3.      Private Enterprise System – is a system in which individuals take the risk of producing goods or services to make a profit.  In a private enterprise system, an entrepreneur is willing to take the risk to try something that has not been tried before.

 

The private sector functions primarily through markets.  Markets give the power to both producer and consumer through competition.  The market encourages producers to take risks and to produce new and better products.  Markets help producers and consumers make more efficient decisions that maximize their own well-being.

 

Section 3

Private Sector Problems

 

Market Pitfalls

 

  1. The possibility of reduced competition – sometimes competition is not as strong as it can be. 
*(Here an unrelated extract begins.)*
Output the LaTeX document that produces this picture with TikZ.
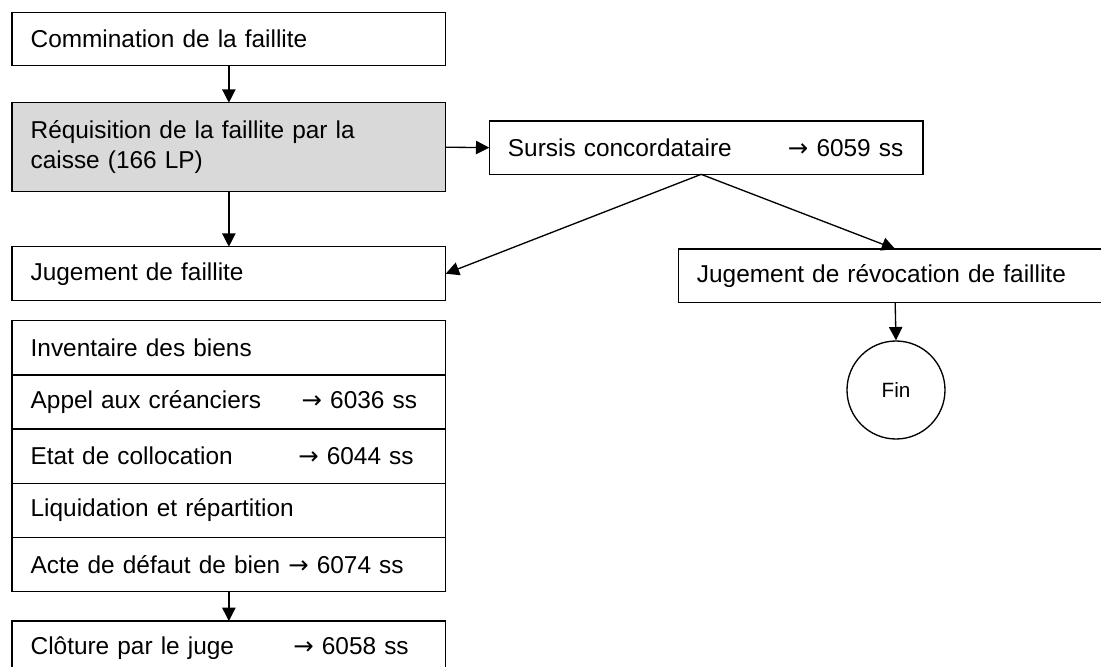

§         Collusion is the situation of firms acting together rather than separately. The objective of having collusion is to give the group of firms the power of a monopoly. All of the firms can act as one and earn greater profits than if they acted separately.

§         Cartel – a formal organization of firms in the same industry acting together to make decision.  In the United States, cartels are illegal.  However, this does not mean that firms do not practice collusion.

 

In this situation, if no producer will sell below the agreed-upon price, consumers will have to pay a higher price for the goods.  The choices available to consumers are also reduced. 

 

Can consumers reduce competition? How?

 

  1. The use of public goods for private benefit
  2. The production of costs that affect individuals outside of the market.

Negative Externalities -  your satisfaction or well-being will be reduced if a certain action is taken. 

Positive Externalities – the benefits that are passed on as a by-product of some action.